The color of lubricating oils can range from transparent to opaque. The color is based on the crude from which it is made, its viscosity, method and degree of treatment during refining, and the amount and types of additives included.
A change in oil color signifies a change in the chemistry of the oil or the presence of contaminants. For example, oil oxidation, mixing two dissimilar types of oil, and carbon insolubles from thermal failure can all darken oil. There is also a possibility that the oil darkening is due to a photochemical reaction from sunlight exposure.
Measuring color is based on a visual comparison of the amount of light transmitted through a defined depth of oil. This can be done with a predefined test method and instrumentation or a subjective view of the oil with reference to a color gauge. In either case, there may be a number of variables to monitor for quality results.
The ASTM D1500-07 test method can be used to compare the color of an oil sample to a glass slide. This test is used in lubricant manufacturing for quality-control purposes. It is performed using a standard light source to match a sample to a glass slide. Values for the glass range from 0.5 to 8.0 in 0.5 increments. If the sample falls between two colors, the higher number is reported.
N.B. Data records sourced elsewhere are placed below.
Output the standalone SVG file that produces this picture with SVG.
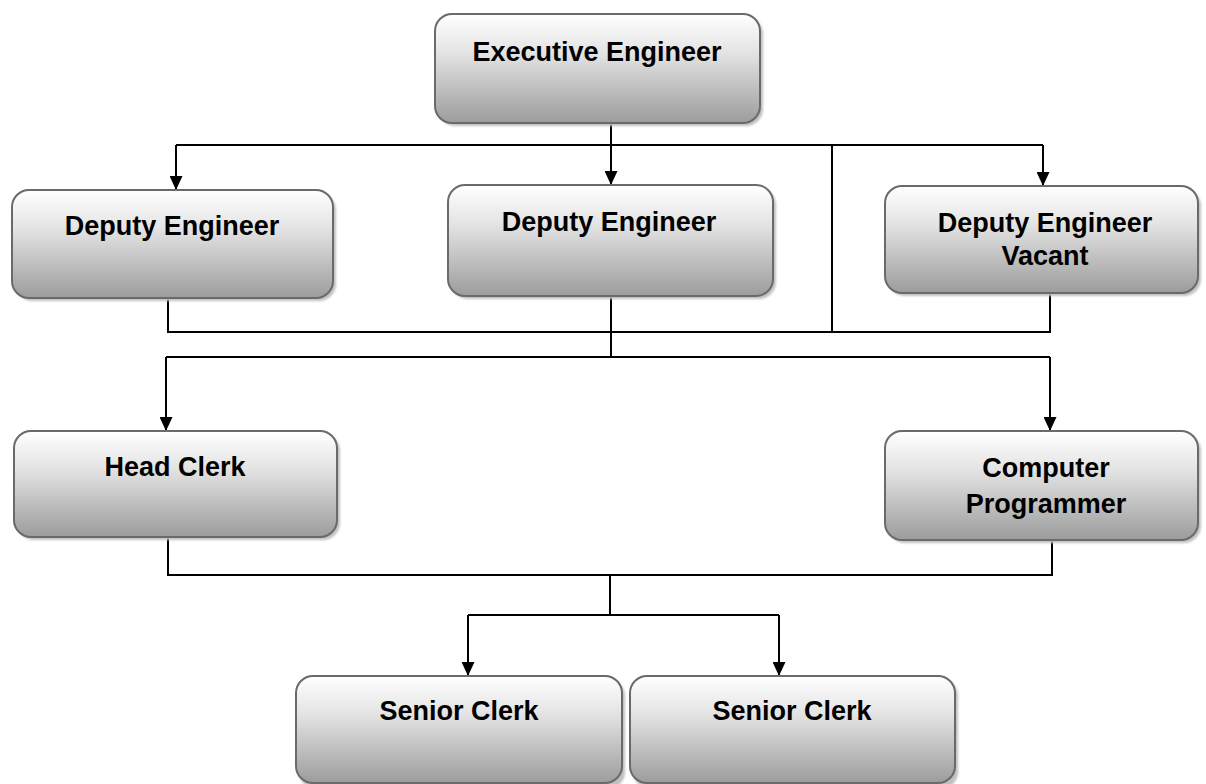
<svg xmlns="http://www.w3.org/2000/svg" width="1206" height="784" viewBox="0 0 1206 784">
<defs>
<linearGradient id="g" x1="0" y1="0" x2="0" y2="1">
<stop offset="0" stop-color="#ffffff"/>
<stop offset="0.35" stop-color="#e4e4e4"/>
<stop offset="1" stop-color="#9c9c9c"/>
</linearGradient>
<filter id="sh" x="-10%" y="-10%" width="130%" height="130%">
<feGaussianBlur stdDeviation="1.2"/>
</filter>
<marker id="ah" markerUnits="userSpaceOnUse" markerWidth="14" markerHeight="13" refX="14" refY="6.5" orient="auto" viewBox="0 0 14 13">
<path d="M0,0 L14,6.5 L0,13 z" fill="#000"/>
</marker>
<style>
.box{fill:url(#g);stroke:#6a6a6a;stroke-width:2}
.shadow{fill:#c0c0c0;filter:url(#sh)}
.t{font-family:"Liberation Sans",Arial,sans-serif;font-weight:bold;font-size:27px;fill:#000;text-anchor:middle}
.c{fill:none;stroke:#000;stroke-width:2}
.a{fill:none;stroke:#000;stroke-width:2;marker-end:url(#ah)}
</style>
</defs>
<rect width="1206" height="784" fill="#fff"/>
<g id="connectors">
<path class="c" d="M176,145 H1043"/>
<path class="a" d="M611,123 V185"/>
<path class="a" d="M176,145 V190"/>
<path class="a" d="M1043,145 V186"/>
<path class="c" d="M832,145 V332"/>
<path class="c" d="M168,298 V332 H1050 V293"/>
<path class="c" d="M611,296 V357"/>
<path class="c" d="M166,357 H1050"/>
<path class="a" d="M166,357 V431"/>
<path class="a" d="M1050,357 V431"/>
<path class="c" d="M168,537 V575 H1052 V540"/>
<path class="c" d="M610,575 V615"/>
<path class="c" d="M468,615 H779"/>
<path class="a" d="M468,615 V676"/>
<path class="a" d="M779,615 V676"/>
</g>
<g id="n-exec">
<rect class="shadow" x="438" y="17" width="325" height="109" rx="17"/>
<rect class="box" x="435" y="14" width="325" height="109" rx="17"/>
<text class="t" x="597" y="61">Executive Engineer</text>
</g>
<g id="n-dep1">
<rect class="shadow" x="15" y="193" width="321" height="108" rx="17"/>
<rect class="box" x="12" y="190" width="321" height="108" rx="17"/>
<text class="t" x="172" y="235">Deputy Engineer</text>
</g>
<g id="n-dep2">
<rect class="shadow" x="451" y="188" width="325" height="111" rx="17"/>
<rect class="box" x="448" y="185" width="325" height="111" rx="17"/>
<text class="t" x="609" y="231">Deputy Engineer</text>
</g>
<g id="n-dep3">
<rect class="shadow" x="888" y="189" width="313" height="107" rx="17"/>
<rect class="box" x="885" y="186" width="313" height="107" rx="17"/>
<text class="t" x="1045" y="232">Deputy Engineer</text>
<text class="t" x="1045" y="265">Vacant</text>
</g>
<g id="n-head">
<rect class="shadow" x="17" y="434" width="323" height="106" rx="17"/>
<rect class="box" x="14" y="431" width="323" height="106" rx="17"/>
<text class="t" x="175" y="476">Head Clerk</text>
</g>
<g id="n-prog">
<rect class="shadow" x="888" y="434" width="313" height="109" rx="17"/>
<rect class="box" x="885" y="431" width="313" height="109" rx="17"/>
<text class="t" x="1046" y="477">Computer</text>
<text class="t" x="1046" y="513">Programmer</text>
</g>
<g id="n-sc1">
<rect class="shadow" x="299" y="679" width="326" height="110" rx="17"/>
<rect class="box" x="296" y="676" width="326" height="107" rx="17"/>
<text class="t" x="459" y="720">Senior Clerk</text>
</g>
<g id="n-sc2">
<rect class="shadow" x="633" y="679" width="325" height="110" rx="17"/>
<rect class="box" x="630" y="676" width="325" height="107" rx="17"/>
<text class="t" x="792" y="720">Senior Clerk</text>
</g>
</svg>
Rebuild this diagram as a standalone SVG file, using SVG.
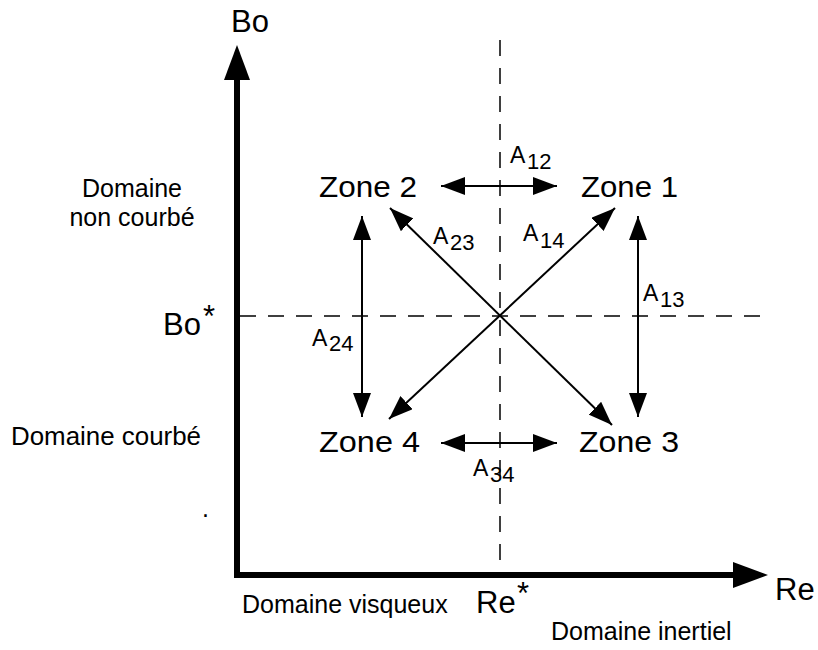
<svg xmlns="http://www.w3.org/2000/svg" width="818" height="650" viewBox="0 0 818 650">
  <style>
    text { font-family: "Liberation Sans", Arial, Helvetica, sans-serif; fill: #000; }
    .zone { font-size: 30px; }
    .axis-label { font-size: 31px; }
    .dom { font-size: 25px; }
    .a { font-size: 23px; }
    .sub { font-size: 22px; }
    .axis { fill: none; stroke: #000; stroke-width: 6; stroke-linejoin: miter; }
    .dash { fill: none; stroke: #000; stroke-width: 1.5; stroke-dasharray: 16 12; }
    .conn { fill: none; stroke: #000; stroke-width: 2; marker-start: url(#head); marker-end: url(#head); }
  </style>
  <defs>
    <marker id="head" viewBox="0 0 24 18" refX="24" refY="9" markerWidth="24" markerHeight="18" markerUnits="userSpaceOnUse" orient="auto-start-reverse">
      <path d="M0,0 L24,9 L0,18 z" fill="#000"/>
    </marker>
    <marker id="bighead" viewBox="0 0 35 26" refX="0" refY="13" markerWidth="35" markerHeight="26" markerUnits="userSpaceOnUse" orient="auto-start-reverse">
      <path d="M0,0 L35,13 L0,26 z" fill="#000"/>
    </marker>
  </defs>

  <!-- reference dashed lines -->
  <g id="thresholds">
    <line class="dash" x1="500" y1="40" x2="500" y2="568"/>
    <line class="dash" x1="240" y1="316" x2="762" y2="316"/>
  </g>

  <!-- axes -->
  <g id="axes">
    <path class="axis" d="M237,80 V575 H733" marker-start="url(#bighead)" marker-end="url(#bighead)"/>
    <text class="axis-label" x="231" y="32">Bo</text>
    <text class="axis-label" x="775" y="600">Re</text>
    <text class="axis-label" x="163" y="335">Bo</text>
    <text class="axis-label" x="203" y="327">*</text>
    <text class="axis-label" x="476" y="613">Re</text>
    <text class="axis-label" x="517" y="604">*</text>
  </g>

  <!-- domain labels -->
  <g id="domains">
    <text class="dom" x="132" y="197" text-anchor="middle">Domaine</text>
    <text class="dom" x="132" y="226" text-anchor="middle">non courbé</text>
    <text class="dom" x="11" y="445" textLength="190" lengthAdjust="spacingAndGlyphs">Domaine courbé</text>
    <text class="dom" x="242" y="613">Domaine visqueux</text>
    <text class="dom" x="551" y="640">Domaine inertiel</text>
    <text class="dom" x="202" y="517">.</text>
  </g>

  <!-- zones -->
  <g id="zone1"><text class="zone" x="581" y="197" textLength="97" lengthAdjust="spacingAndGlyphs">Zone 1</text></g>
  <g id="zone2"><text class="zone" x="319" y="197" textLength="98" lengthAdjust="spacingAndGlyphs">Zone 2</text></g>
  <g id="zone3"><text class="zone" x="579" y="452" textLength="100" lengthAdjust="spacingAndGlyphs">Zone 3</text></g>
  <g id="zone4"><text class="zone" x="319" y="452" textLength="101" lengthAdjust="spacingAndGlyphs">Zone 4</text></g>

  <!-- connectors -->
  <g id="connectors">
    <line class="conn" x1="441" y1="186" x2="557" y2="186"/>
    <line class="conn" x1="441" y1="443" x2="557" y2="443"/>
    <line class="conn" x1="362" y1="216" x2="362" y2="417"/>
    <line class="conn" x1="638" y1="216" x2="638" y2="417"/>
    <line class="conn" x1="390" y1="208" x2="612" y2="425"/>
    <line class="conn" x1="615" y1="208" x2="389" y2="419"/>
  </g>

  <!-- connector labels -->
  <g id="labels">
    <text class="a" x="510" y="163">A</text><text class="sub" x="527" y="169">12</text>
    <text class="a" x="433" y="244">A</text><text class="sub" x="450" y="250">23</text>
    <text class="a" x="523" y="241">A</text><text class="sub" x="540" y="248">14</text>
    <text class="a" x="643" y="301">A</text><text class="sub" x="660" y="307">13</text>
    <text class="a" x="312" y="346">A</text><text class="sub" x="329" y="351">24</text>
    <text class="a" x="473" y="476">A</text><text class="sub" x="490" y="482">34</text>
  </g>
</svg>
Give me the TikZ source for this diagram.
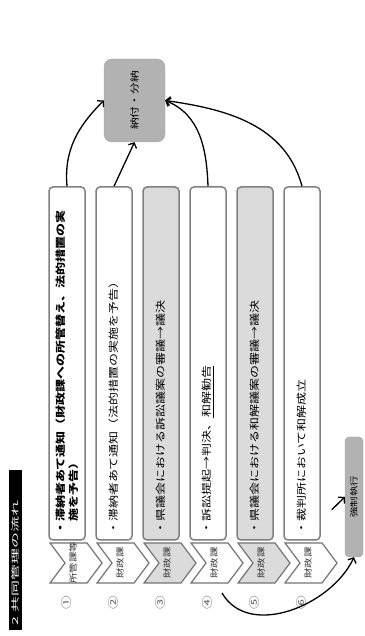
\documentclass[tikz,border=0pt]{standalone}
\usepackage{fontspec}
\setmainfont{Noto Sans CJK JP}[FakeStretch=1.3]
\newfontfamily\titlefont{Noto Sans CJK JP}[FakeStretch=2.0]
\usetikzlibrary{arrows.meta, calc}

\tikzset{
    rowbox/.style={draw=black!50, line width=1.5pt, rounded corners=4pt, rotate=90,
        minimum height=36pt, text width=343pt, inner xsep=5pt, inner ysep=2pt,
        align=left, font=\fontsize{10}{13}\selectfont},
    tagshape/.style={draw=black!55, line width=1.2pt, line join=miter},
    taglabel/.style={rotate=90, inner sep=0pt, font=\fontsize{8}{9}\selectfont, text=black!80},
    numlabel/.style={rotate=90, inner sep=0pt, font=\fontsize{10.5}{11}\selectfont, text=black!65},
    grey box/.style={fill=black!30, draw=black!35, rotate=90},
    flow/.style={-{Straight Barb[length=4pt, width=9pt]}, line width=1.3pt}
}

\begin{document}
\begin{tikzpicture}[x=1pt, y=1pt]
                    \useasboundingbox (0, 0) rectangle (364, 636);
                    \node[fill=black, text=white, rotate=90, minimum width=160pt, minimum height=13pt,
                        text width=152pt, inner xsep=4pt, inner ysep=0pt, align=left,
                        font=\titlefont\fontsize{8}{9}\selectfont] (title) at (15, 86) {2\hspace{5pt}共同管理の流れ};
                    \begin{scope}[shift={(67, 0)}]
                        \draw[tagshape, fill=white] (-17, 93) -- (20, 93) -- (35, 73) -- (20, 53) -- (-17, 53) -- (-2, 73) -- cycle;
                        \node[taglabel] (tag1) at (6, 73) {所管課等};
                        \node[rowbox, fill=white, font=\fontsize{10}{13}\selectfont\bfseries] (row1) at (0, 272.5)
                            {・滞納者あて通知（財政課への所管替え、法的措置の実\\\hspace*{13pt}施を予告）};
                        \node[numlabel] (num1) at (0, 33) {①};
                    \end{scope}
                    \begin{scope}[shift={(114, 0)}]
                        \draw[tagshape, fill=white] (-17, 93) -- (20, 93) -- (35, 73) -- (20, 53) -- (-17, 53) -- (-2, 73) -- cycle;
                        \node[taglabel] (tag2) at (6, 73) {財政課};
                        \node[rowbox, fill=white] (row2) at (0, 272.5) {・滞納者あて通知（法的措置の実施を予告）};
                        \node[numlabel] (num2) at (0, 33) {②};
                    \end{scope}
                    \begin{scope}[shift={(161, 0)}]
                        \draw[tagshape, fill=black!14] (-17, 93) -- (20, 93) -- (35, 73) -- (20, 53) -- (-17, 53) -- (-2, 73) -- cycle;
                        \node[taglabel] (tag3) at (6, 73) {財政課};
                        \node[rowbox, fill=black!14] (row3) at (0, 272.5) {・県議会における訴訟議案の審議→議決};
                        \node[numlabel] (num3) at (0, 33) {③};
                    \end{scope}
                    \begin{scope}[shift={(208, 0)}]
                        \draw[tagshape, fill=white] (-17, 93) -- (20, 93) -- (35, 73) -- (20, 53) -- (-17, 53) -- (-2, 73) -- cycle;
                        \node[taglabel] (tag4) at (6, 73) {財政課};
                        \node[rowbox, fill=white] (row4) at (0, 272.5) {・訴訟提起→判決、\underline{和解勧告}};
                        \node[numlabel] (num4) at (0, 33) {④};
                    \end{scope}
                    \begin{scope}[shift={(255, 0)}]
                        \draw[tagshape, fill=black!14] (-17, 93) -- (20, 93) -- (35, 73) -- (20, 53) -- (-17, 53) -- (-2, 73) -- cycle;
                        \node[taglabel] (tag5) at (6, 73) {財政課};
                        \node[rowbox, fill=black!14] (row5) at (0, 272.5) {・県議会における和解議案の審議→議決};
                        \node[numlabel] (num5) at (0, 33) {⑤};
                    \end{scope}
                    \begin{scope}[shift={(302, 0)}]
                        \draw[tagshape, fill=white] (-17, 93) -- (20, 93) -- (35, 73) -- (20, 53) -- (-17, 53) -- (-2, 73) -- cycle;
                        \node[taglabel] (tag6) at (6, 73) {財政課};
                        \node[rowbox, fill=white] (row6) at (0, 272.5) {・裁判所において和解成立};
                        \node[numlabel] (num6) at (0, 33) {⑥};
                    \end{scope}
                    \node[grey box, rounded corners=8pt, minimum width=83pt, minimum height=61pt,
                        font=\fontsize{9}{11}\selectfont] (nofu) at (134.5, 535.5) {納付・分納};
                    \node[grey box, rounded corners=4pt, minimum width=120pt, minimum height=18pt,
                        inner sep=1pt, font=\fontsize{8}{9}\selectfont] (kyosei) at (354, 139) {強制執行};
                    \draw[flow] (row1.east) to[out=95, in=225] (nofu.north);
                    \draw[flow] (row2.east) -- (nofu.west);
                    \draw[flow] (row4.east) to[out=92, in=-22] (nofu.south);
                    \draw[flow] (row6.east) to[out=105, in=-8] (nofu.south);
                    \draw[flow] ([shift={(11, 31)}]row6.south west) -- (kyosei.north);
                    \draw[flow] ([shift={(14, 10)}]num4.center) to[out=-60, in=-115] (kyosei.west);
                \end{tikzpicture}
\end{document}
If no color gauge is available, the oil color is compared to a previous sample or a new oil sample.
It should be noted that color is added using dyes in some cases to help identify the type of lubricant, such as red for automatic transmission fluid. Nevertheless, an oil with a specific color should never be assumed to be a certain type of oil. It is also important to remember that there is no particular oil color that would require an oil change.